Treatment of a meniscal injury

There are a number of factors that affect how the injury is treated. These include where the tear is and its size, as well as your age, level of activity and any related injuries. As a result, the treatment route is individualised or assessed on a case by case basis.

Small tears that occur on the outer part of the meniscus (sometimes referred to as the “red zone”) can often heal on their own because there is an ample blood supply. Injuries in the deeper structure of the meniscus, however, where there isn’t such a good blood supply, often require treatment including surgery.

For tears that do not require surgery, the RICE protocol is followed. The acronym stands for Rest, Ice, Compression and Elevation. You will be advised to rest your knee by limiting your physical activity to walking and possibly using a crutch to balance the pressure and relieve pain. Ice can be used to reduce swelling and the recommendation is that ice packs be used for a few days every 3-4 hours for 15-20 minutes at a time.

An elastic compression bandage is used to control swelling and prevent blood loss to the knee. Your health practitioner will suggest elevating your knee with a pillow under your heel when sitting or lying down. Non-steroidal anti-inflammatory medications (NSAIDS) like Nurofen and Aleve can help with pain and swelling once you are not at an increased risk of internal bleeding and ulcers. A physical therapist can give guidance on stretching and strengthening exercises to help support healing of your knee.

When surgery is required

For large tears or when the stability of the knee is compromised, surgery may be required to repair the knee. Knee arthroscopy is the most common form of surgery, where a miniature camera is inserted through a small incision in the knee to get a clear view of its interior. Before the use of imaging scans like the MRI, arthroscopy was used to confirm the diagnosis of a meniscus tear. An orthopaedic surgeon uses miniature surgical instruments through other incisions to sew the torn edges together and trim the torn area, with a focus on maintaining as much cartilage as possible.

Another surgical option is Microfracture surgery, where holes are made on the surface of the bone to stimulate the growth of new cartilage.

In some cases, it becomes necessary to remove part of or the entire meniscus.

After surgery, the knee is put in a cast or brace and you may need crutches for up to a month to keep pressure off the knee.

For the large majority of people who have surgery for a meniscus tear, the short-term recovery is good, if not excellent. Those with large meniscal injuries that resist treatment though are at a greater risk of developing arthritis of the knee.

Standard recovery times for meniscal injury after treatment

If a non-surgical approach to treatment has been taken, the pain and swelling from torn cartilage in the knee can subside within a few days. Ensuring joint stability will take longer, however, and you will be advised to maintain a healthy weight and to do activities such as swimming which don’t put a strain on the knees, but strengthen the surrounding muscles.

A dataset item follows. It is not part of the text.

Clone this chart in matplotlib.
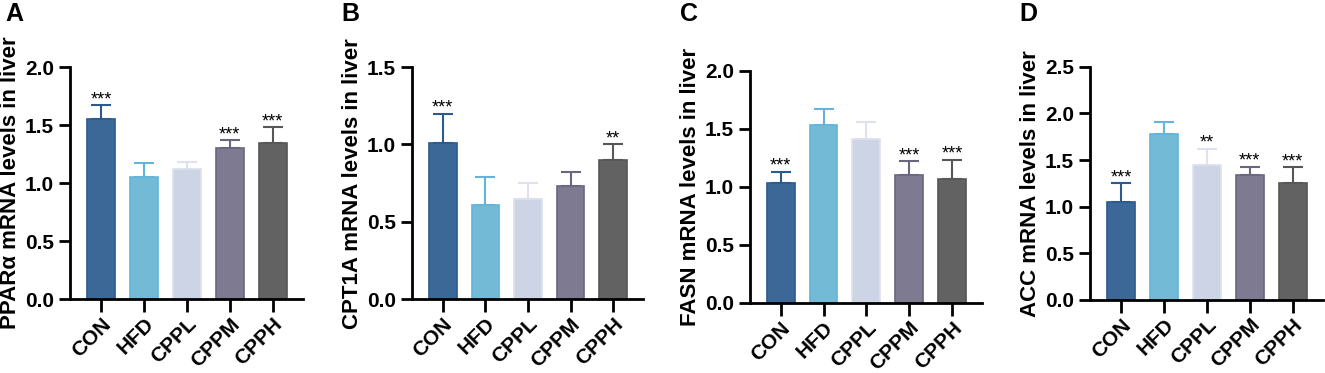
import numpy as np
import matplotlib
matplotlib.use("Agg")
import matplotlib.pyplot as plt

plt.rcParams['font.family'] = ['Liberation Sans', 'DejaVu Sans']
plt.rcParams['font.weight'] = 'bold'

groups = ["CON", "HFD", "CPPL", "CPPM", "CPPH"]

ppara = [1.55, 1.05, 1.12, 1.30, 1.35]
ppara_err = [0.12, 0.12, 0.06, 0.07, 0.13]
ppara_sig = ["***", "", "", "***", "***"]

cpt1a = [1.01, 0.61, 0.65, 0.73, 0.90]
cpt1a_err = [0.19, 0.18, 0.10, 0.09, 0.10]
cpt1a_sig = ["***", "", "", "", "**"]

fasn = [1.03, 1.53, 1.41, 1.10, 1.07]
fasn_err = [0.10, 0.14, 0.15, 0.12, 0.16]
fasn_sig = ["***", "", "", "***", "***"]

acc = [1.05, 1.78, 1.45, 1.34, 1.25]
acc_err = [0.20, 0.13, 0.17, 0.09, 0.17]
acc_sig = ["***", "", "**", "***", "***"]

face = ["#3b6896", "#72bad6", "#cdd4e6", "#7e7a91", "#626262"]
edge = ["#2b5a8e", "#62b4d8", "#dde2ee", "#6a6680", "#565656"]

panels = [
    ("A", "PPARα mRNA levels in liver", ppara, ppara_err, ppara_sig, 2.0, [0.0528, 0.198, 0.1758, 0.622]),
    ("B", "CPT1A mRNA levels in liver", cpt1a, cpt1a_err, cpt1a_sig, 1.5, [0.311, 0.198, 0.1743, 0.622]),
    ("C", "FASN mRNA levels in liver", fasn, fasn_err, fasn_sig, 2.0, [0.566, 0.188, 0.1751, 0.622]),
    ("D", "ACC mRNA levels in liver", acc, acc_err, acc_sig, 2.5, [0.8226, 0.196, 0.1758, 0.625]),
]
letter_x = [0.004, 0.258, 0.513, 0.769]

fig = plt.figure(figsize=(13.25, 3.73), dpi=100)
x = np.arange(len(groups))

for (letter, ylab, vals, errs, sig, ymax, pos), lx in zip(panels, letter_x):
    ax = fig.add_axes(pos)
    for i in range(len(groups)):
        ax.bar(x[i], vals[i], width=0.65, color=face[i], edgecolor=edge[i], linewidth=1.2, zorder=2)
        ax.errorbar(x[i], vals[i], yerr=[[0], [errs[i]]], color=edge[i], capsize=7,
                    elinewidth=1.5, capthick=1.5, zorder=1)
        if sig[i]:
            ax.text(x[i], vals[i] + errs[i] - ymax * 0.012, sig[i], ha="center", va="bottom",
                    fontsize=13, fontweight="normal")
    ax.set_xlim(-0.72, 4.7)
    ax.set_ylim(0, ymax)
    ticks = np.arange(0, ymax + 0.01, 0.5)
    ax.set_yticks(ticks)
    ax.set_yticklabels([f"{v:.1f}" for v in ticks], fontsize=15, fontweight="bold")
    ax.set_xticks(x)
    ax.set_xticklabels(groups, rotation=45, ha="right", rotation_mode="anchor", fontsize=15, fontweight="bold")
    ax.set_ylabel(ylab, fontsize=16, fontweight="bold", labelpad=3)
    for s in ["top", "right"]:
        ax.spines[s].set_visible(False)
    for s in ["left", "bottom"]:
        ax.spines[s].set_linewidth(2)
    ax.tick_params(axis="y", width=2, length=8, direction="out")
    ax.tick_params(axis="x", width=2, length=9, direction="out", pad=2)
    fig.text(lx, 0.962, letter, fontsize=18, fontweight="bold", ha="left", va="center")

fig.savefig("out.png", dpi=100)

Full recovery from surgery can take 6 weeks to 3 months depending on which procedure is done. Physical therapy keeps the focus on returning the full range of motion to the knee and strengthening the muscles that surround the meniscus. It would be inadvisable to return to your old level of activity before the swelling is completely reduced and it is no longer painful to fully bend and straighten your knee or walk, jog and sprint.

Maintenance and prevention

Preventing torn cartilage in the knee can be difficult, especially in the case of unforeseen accidents. Maintaining a healthy weight, keeping your knees flexible and ensuring strong leg muscles, can alleviate the impact of decreased cartilage as you grow older. The same recommendations apply after a meniscal injury, as damaged cartilage never returns to its original form.

There are some precautions you can take to avoid knee injury, particularly when exercising. These include warming up sufficiently before strenuous exercise, slowly building on the intensity of your workout and allowing for breaks between workouts to rest fatigued muscles that are at greater risk of injury.